快適な室内環境を一年中提供してくれる全館空調システムは、多くの住宅で採用されています。
しかし、そのダクト内部にカビが発生するのではないかという懸念を抱く方も少なくありません。
カビの発生は、システム自体の問題というよりも、住宅の構造や環境、特に目に見えにくい「内部結露」が深く関わっているケースがほとんどです。
今回は、住宅内部で結露が発生する仕組みから、それが全館空調ダクトでカビを発生させるメカニズム、そして具体的な予防策までを詳しく解説します。
全館空調ダクトのカビ発生原因
住宅内部で結露が発生する仕組み
住宅の内部結露とは、壁の中や天井裏、床下といった、普段は目に触れない部分で発生する結露のことを指します。
これは、室内の暖かい湿った空気が、冷たい住宅の構造材や断熱材の表面に触れることで、空気中の水蒸気が冷やされて水滴に変わる現象です。
また、気密性が低い建物では、隙間風によって湿った空気が壁内に侵入し、結露を引き起こすこともあります。
生活排水や調理、洗濯物の室内干しなどによって発生する室内の湿気が適切に排出されない場合も、内部結露のリスクを高める要因となります。
全館空調ダクトにカビが生える結露のメカニズム
全館空調システムは、家中の空気を循環させるため、ダクト内部は常に空気の流れにさらされています。

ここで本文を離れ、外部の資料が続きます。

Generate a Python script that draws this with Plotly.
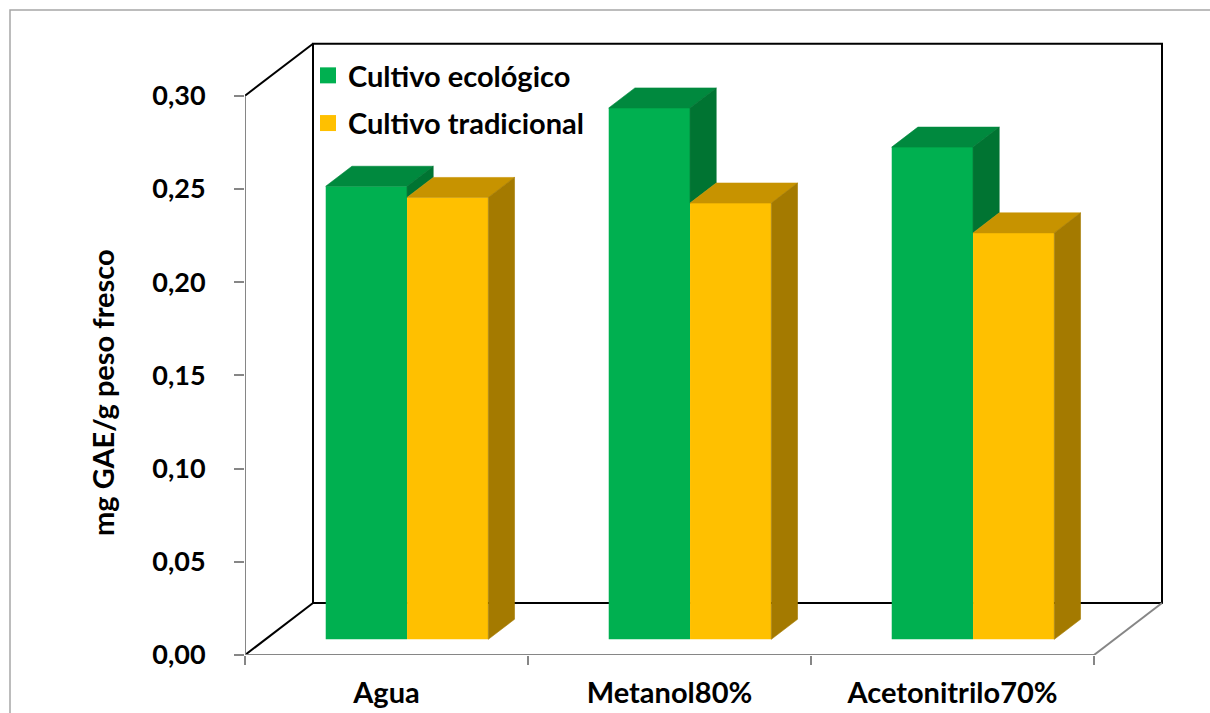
import plotly.graph_objects as go

# ---- data -------------------------------------------------------------
categories = ["Agua", "Metanol80%", "Acetonitrilo70%"]
series_names = ["Cultivo ecológico", "Cultivo tradicional"]
ecologico = [0.243, 0.285, 0.264]
tradicional = [0.237, 0.234, 0.218]
y_ticks = [0.00, 0.05, 0.10, 0.15, 0.20, 0.25, 0.30]
y_max = 0.30

# ---- styling ------------------------------------------------------------
FONT = "Lato"
front_colors = ["#00B050", "#FFC000"]
top_colors = ["#00893E", "#C79300"]
side_colors = ["#007432", "#A47A00"]
AXIS_GRAY = "#868686"
BORDER_GRAY = "#A6A6A6"

# figure / plot-area geometry (pixels)
FIG_W, FIG_H = 1210, 713
PLOT_L, PLOT_R, PLOT_T, PLOT_B = 245, 1180, 20, 655
PX_PER_CAT = 283.0
PX_PER_UNIT = 1864.3

x_range = [0, (PLOT_R - PLOT_L) / PX_PER_CAT]
y_range = [0, (PLOT_B - PLOT_T) / PX_PER_UNIT]

# oblique depth of the floor (full depth), in data units
DEPTH_X = 68 / PX_PER_CAT
DEPTH_Y = 52 / PX_PER_UNIT
# bars occupy this depth slice
D_FRONT, D_BACK = 0.302, 0.687
BAR_W = 0.2873                      # width of one bar, in category units
GAP = (1 - 2 * BAR_W) / 2           # empty space either side of the pair

fx, fy = D_FRONT * DEPTH_X, D_FRONT * DEPTH_Y          # front-face shift
ddx, ddy = (D_BACK - D_FRONT) * DEPTH_X, (D_BACK - D_FRONT) * DEPTH_Y

series_vals = [ecologico, tradicional]
n_cat = len(categories)

fig = go.Figure()

# front faces
for s, vals in enumerate(series_vals):
    xs = [i + GAP + fx + s * BAR_W + BAR_W / 2 for i in range(n_cat)]
    fig.add_trace(go.Bar(
        x=xs, y=vals, base=[fy] * n_cat, width=BAR_W,
        marker=dict(color=front_colors[s], line=dict(width=0)),
        showlegend=False, hoverinfo="skip",
    ))


def polys_trace(polys, color):
    xs, ys = [], []
    for p in polys:
        for (px, py) in p + [p[0]]:
            xs.append(px)
            ys.append(py)
        xs.append(None)
        ys.append(None)
    return go.Scatter(
        x=xs, y=ys, mode="lines", fill="toself", fillcolor=color,
        line=dict(color=color, width=0.6), showlegend=False, hoverinfo="skip",
    )


# top and side faces
for s, vals in enumerate(series_vals):
    tops, sides = [], []
    for i, v in enumerate(vals):
        x0 = i + GAP + fx + s * BAR_W
        x1 = x0 + BAR_W
        top = fy + v
        tops.append([(x0, top), (x1, top), (x1 + ddx, top + ddy), (x0 + ddx, top + ddy)])
        # part of the side face not hidden by the neighbouring bar
        if s + 1 < len(series_vals):
            base = fy + series_vals[s + 1][i]
        else:
            base = fy
        if top > base:
            sides.append([(x1, base), (x1, top), (x1 + ddx, top + ddy), (x1 + ddx, base + ddy)])
    fig.add_trace(polys_trace(tops, top_colors[s]))
    if sides:
        fig.add_trace(polys_trace(sides, side_colors[s]))

# legend entries
for s, name in enumerate(series_names):
    fig.add_trace(go.Scatter(
        x=[None], y=[None], mode="markers", name=name, legendgroup=name,
        marker=dict(symbol="square", size=17, color=front_colors[s]),
    ))

# helper trace so the secondary x axis (category boundary ticks) is drawn
fig.add_trace(go.Scatter(x=[None], y=[None], xaxis="x2", showlegend=False, hoverinfo="skip"))

# walls and floor outline
shapes = []
black = dict(color="black", width=2)
gray = dict(color=AXIS_GRAY, width=2)
shapes.append(dict(type="rect", x0=DEPTH_X, y0=DEPTH_Y, x1=n_cat + DEPTH_X, y1=y_max + DEPTH_Y,
                   line=black, layer="below"))
shapes.append(dict(type="line", x0=0, y0=y_max, x1=DEPTH_X, y1=y_max + DEPTH_Y, line=black, layer="below"))
shapes.append(dict(type="line", x0=0, y0=0, x1=DEPTH_X, y1=DEPTH_Y, line=black, layer="below"))
shapes.append(dict(type="line", x0=n_cat, y0=0, x1=n_cat + DEPTH_X, y1=DEPTH_Y, line=gray, layer="below"))
shapes.append(dict(type="line", x0=0, y0=0, x1=n_cat, y1=0, line=gray, layer="below"))
shapes.append(dict(type="line", x0=0, y0=0, x1=0, y1=y_max, line=gray, layer="below"))
for sh in shapes:
    sh["xref"], sh["yref"] = "x", "y"

# outer chart border
pw, ph = PLOT_R - PLOT_L, PLOT_B - PLOT_T
shapes.append(dict(type="rect", xref="paper", yref="paper",
                   x0=(10 - PLOT_L) / pw, x1=(FIG_W + 20 - PLOT_L) / pw,
                   y0=(PLOT_B - (FIG_H + 20)) / ph, y1=(PLOT_B - 10) / ph,
                   line=dict(color=BORDER_GRAY, width=1.5), layer="below"))

fig.update_layout(
    width=FIG_W, height=FIG_H,
    margin=dict(l=PLOT_L, r=FIG_W - PLOT_R, t=PLOT_T, b=FIG_H - PLOT_B, autoexpand=False),
    paper_bgcolor="white", plot_bgcolor="white",
    barmode="overlay",
    separators=",.",
    font=dict(family=FONT, color="black"),
    shapes=shapes,
    showlegend=True,
    legend=dict(
        x=(308 - PLOT_L) / pw, y=(PLOT_B - 50) / ph, xanchor="left", yanchor="top",
        bgcolor="rgba(0,0,0,0)", borderwidth=0,
        font=dict(family=FONT, size=29, color="black", weight="bold"),
        tracegroupgap=7, itemsizing="trace",
    ),
    xaxis=dict(
        range=x_range, showgrid=False, zeroline=False, showline=False,
        tickmode="array", tickvals=[i + 0.5 for i in range(n_cat)], ticktext=categories,
        ticks="", tickfont=dict(family=FONT, size=29, color="black", weight="bold"),
        ticklabelstandoff=18,
    ),
    xaxis2=dict(
        range=x_range, overlaying="x", side="bottom", showgrid=False, zeroline=False,
        showline=False, tickmode="array", tickvals=list(range(n_cat + 1)),
        showticklabels=False, ticks="outside", ticklen=9, tickwidth=2, tickcolor=AXIS_GRAY,
    ),
    yaxis=dict(
        range=y_range, showgrid=False, zeroline=False, showline=False,
        tickmode="array", tickvals=y_ticks, tickformat=".2f",
        ticks="outside", ticklen=10, tickwidth=2, tickcolor=AXIS_GRAY,
        tickfont=dict(family=FONT, size=27, color="black", weight="bold"),
        ticklabelstandoff=23,
    ),
    annotations=[dict(
        text="mg GAE/g peso fresco", textangle=-90, showarrow=False,
        xref="paper", yref="paper",
        x=(102 - PLOT_L) / pw, y=(PLOT_B - 393) / ph, xanchor="center", yanchor="middle",
        font=dict(family=FONT, size=29, color="black", weight="bold"),
    )],
)

fig.write_html("out.html")
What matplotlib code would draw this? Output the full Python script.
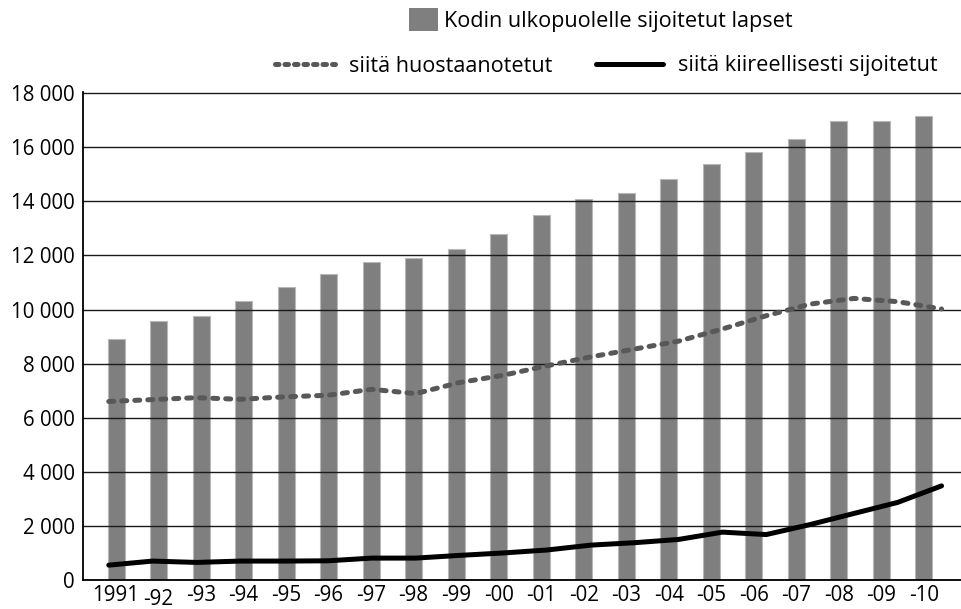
#! /usr/bin/env python3
# -*- coding: utf-8 -*-
import numpy as np
import matplotlib
matplotlib.use('Agg')
import matplotlib.pyplot as plt
import matplotlib.transforms as mtrans
from matplotlib.patches import Patch
from matplotlib.lines import Line2D


year_labels = ['1991', '-92', '-93', '-94', '-95', '-96', '-97', '-98', '-99', '-00',
               '-01', '-02', '-03', '-04', '-05', '-06', '-07', '-08', '-09', '-10']
placed_total = [8900, 9560, 9770, 10300, 10820, 11300, 11770, 11900, 12240, 12790,
                13500, 14100, 14300, 14840, 15370, 15840, 16300, 16960, 16960, 17160]
taken_into_care = [6600, 6670, 6740, 6680, 6770, 6830, 7050, 6890, 7300, 7570,
                   7920, 8250, 8540, 8830, 9280, 9770, 10200, 10410, 10290, 10020]
emergency_placed = [550, 700, 650, 700, 700, 710, 810, 810, 910, 1000,
                    1110, 1290, 1380, 1500, 1770, 1680, 2050, 2460, 2870, 3480]
y_ticks = [0, 2000, 4000, 6000, 8000, 10000, 12000, 14000, 16000, 18000]

label_bars = 'Kodin ulkopuolelle sijoitetut lapset'
label_care = 'siitä huostaanotetut'
label_emerg = 'siitä kiireellisesti sijoitetut'

BAR_COLOR = '#7f7f7f'
CARE_COLOR = '#58585a'
FONT = 'Open Sans'
FS_TICK = 14.8
FS_LEG = 15.6


def fmt_thousands(v):
    return '{:,}'.format(int(v)).replace(',', ' ')


def plot_placements():
    plt.rcParams['font.family'] = [FONT, 'DejaVu Sans']
    fig = plt.figure(figsize=(9.62, 6.09), dpi=100)
    ax = fig.add_axes([0.0863, 0.0476, 0.9137, 0.8013])

    x = np.arange(len(year_labels))
    ax.bar(x, placed_total, width=0.4, color=BAR_COLOR, edgecolor='#b8b8b8', lw=0.8, zorder=1)

    # the lines in the original are slightly stretched relative to the bars
    x_line = x * 1.031 - 0.17
    ax.plot(x_line, taken_into_care, color=CARE_COLOR, lw=3.6, dashes=(1.0, 1.6),
            dash_capstyle='round', solid_capstyle='round', zorder=3)
    ax.plot(x_line, emergency_placed, color='black', lw=3.6,
            solid_capstyle='round', solid_joinstyle='round', zorder=4)

    ax.set_xlim(-0.776, 19.9)
    ax.set_ylim(0, 18040)
    ax.set_yticks(y_ticks)
    ax.set_yticklabels([fmt_thousands(v) for v in y_ticks], fontsize=FS_TICK)
    ax.set_xticks(x)
    ax.set_xticklabels(year_labels, fontsize=FS_TICK)
    ax.tick_params(axis='y', length=0, pad=6)
    ax.tick_params(axis='x', length=0, pad=3.5)

    # '-92' sits a little lower in the original
    lbl = ax.get_xticklabels()[1]
    lbl.set_transform(lbl.get_transform() + mtrans.ScaledTranslation(0, -2.8 / 72, fig.dpi_scale_trans))

    ax.set_axisbelow('line')
    ax.yaxis.grid(True, color='#1a1a1a', lw=1.0)
    for side in ['top', 'right']:
        ax.spines[side].set_visible(False)
    for side in ['left', 'bottom']:
        ax.spines[side].set_color('black')
        ax.spines[side].set_linewidth(1.3)

    common = dict(frameon=False, borderpad=0, borderaxespad=0, fontsize=FS_LEG, loc='center left')
    h1 = [Patch(facecolor=BAR_COLOR, edgecolor='none')]
    fig.legend(h1, [label_bars], bbox_to_anchor=(409 / 962, 1 - 20 / 609),
               handlelength=1.35, handleheight=1.2, handletextpad=0.25, **common)
    h2 = [Line2D([], [], color=CARE_COLOR, lw=3.6, dashes=(0.7, 1.2), dash_capstyle='round')]
    fig.legend(h2, [label_care], bbox_to_anchor=(275 / 962, 1 - 66 / 609),
               handlelength=2.75, handletextpad=0.65, **common)
    h3 = [Line2D([], [], color='black', lw=3.6, solid_capstyle='round')]
    fig.legend(h3, [label_emerg], bbox_to_anchor=(596 / 962, 1 - 66 / 609),
               handlelength=3.1, handletextpad=0.7, **common)

    fig.savefig('out.png', dpi=100)


def main():
    plot_placements()


if __name__ == '__main__':
    main()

このダクトの経路、特に外気を取り込む部分や、冷暖房によって温度が大きく変化する箇所では、結露が発生する条件が整いやすくなります。
この結露した水分は、空気中に漂うカビの胞子にとって、増殖するための絶好の栄養源となります。
さらに、ダクト内部に溜まったホコリや有機物もカビの餌となり、結露を起点としてカビが広範囲に繁殖していくのです。
繁殖したカビは、空気とともに室内に拡散され、独特の臭いやアレルギー症状の原因となる可能性があります。
カビ発生の初期サインを見抜く
全館空調ダクトのカビ発生に気づくための初期サインは、必ずしも目に見えるカビの塊ではありません。
まず、空調運転を開始した際や、特定の部屋で「カビ臭さ」を感じるようになったら注意が必要です。
ダクト周辺の壁や天井に、普段は見られない湿気や水滴が付着している場合も、内部結露やカビの兆候かもしれません。
さらに、家族の中に原因不明のアレルギー症状や呼吸器系の不調が悪化する方が増えた場合、室内の空気質低下が疑われ、カビの存在を考慮する必要があります。
これらのサインを見逃さず、早期に専門家へ相談することが、深刻なカビ被害を防ぐ第一歩となります。

全館空調によるダクトのカビの防止と対処法
高断熱仕様で結露リスクを低減
住宅内部結露によるダクトのカビ発生を防ぐ最も根本的な対策は、結露そのものの発生を抑制することです。
そのためには、住宅自体の断熱性能を高めることが重要となります。
高性能な断熱材を壁、天井、床に適切に施工し、窓も複層ガラスなどの断熱性の高いものに変更することで、家全体の温度差を小さく保つことができます。
ダクト周りの温度が安定すると、結露の発生リスクが大幅に低下するため、カビの温床となる環境を未然に防ぐことが可能になります。
全館空調の適切な運転方法による湿度管理
結露対策とカビ予防において、室内の湿度管理は非常に重要な要素です。
全館空調システムには、加湿機能や除湿機能が備わっている場合が多く、これらを適切に活用することで、ダクト内部だけでなく室内全体の湿度を適正な範囲に保つことができます。
一般的に、室内の相対湿度は年間を通して40%から60%程度に保つことが推奨されています。
特に梅雨時や夏場は、除湿運転を積極的に行い、湿度の上昇を抑えることが大切です。
逆に冬場でも、過剰な加湿は結露の原因となるため、注意が必要です。
また、定期的なフィルターの清掃や点検は、空気循環の効率を維持し、システム全体の湿度管理能力を最適に保つためにも欠かせません。

まとめ
全館空調ダクトのカビ発生は、システム自体の欠陥というよりも、住宅内部で発生する結露が主な原因であることが多いです。
この内部結露は、住宅の断熱性能の不足や、室内の湿気対策の甘さによって引き起こされます。
カビの発生を防ぐためには、まず高性能な断熱仕様の住宅を建築・選択し、壁内結露のリスクを低減することが不可欠です。
さらに、全館空調システムの加湿・除湿機能を適切に活用して室内の湿度を管理し、カビが繁殖しにくい環境を維持することが重要となります。
これらの対策を総合的に講じることで、全館空調による快適な室内環境と、カビのない健康的な住まいを両立させることが可能になります。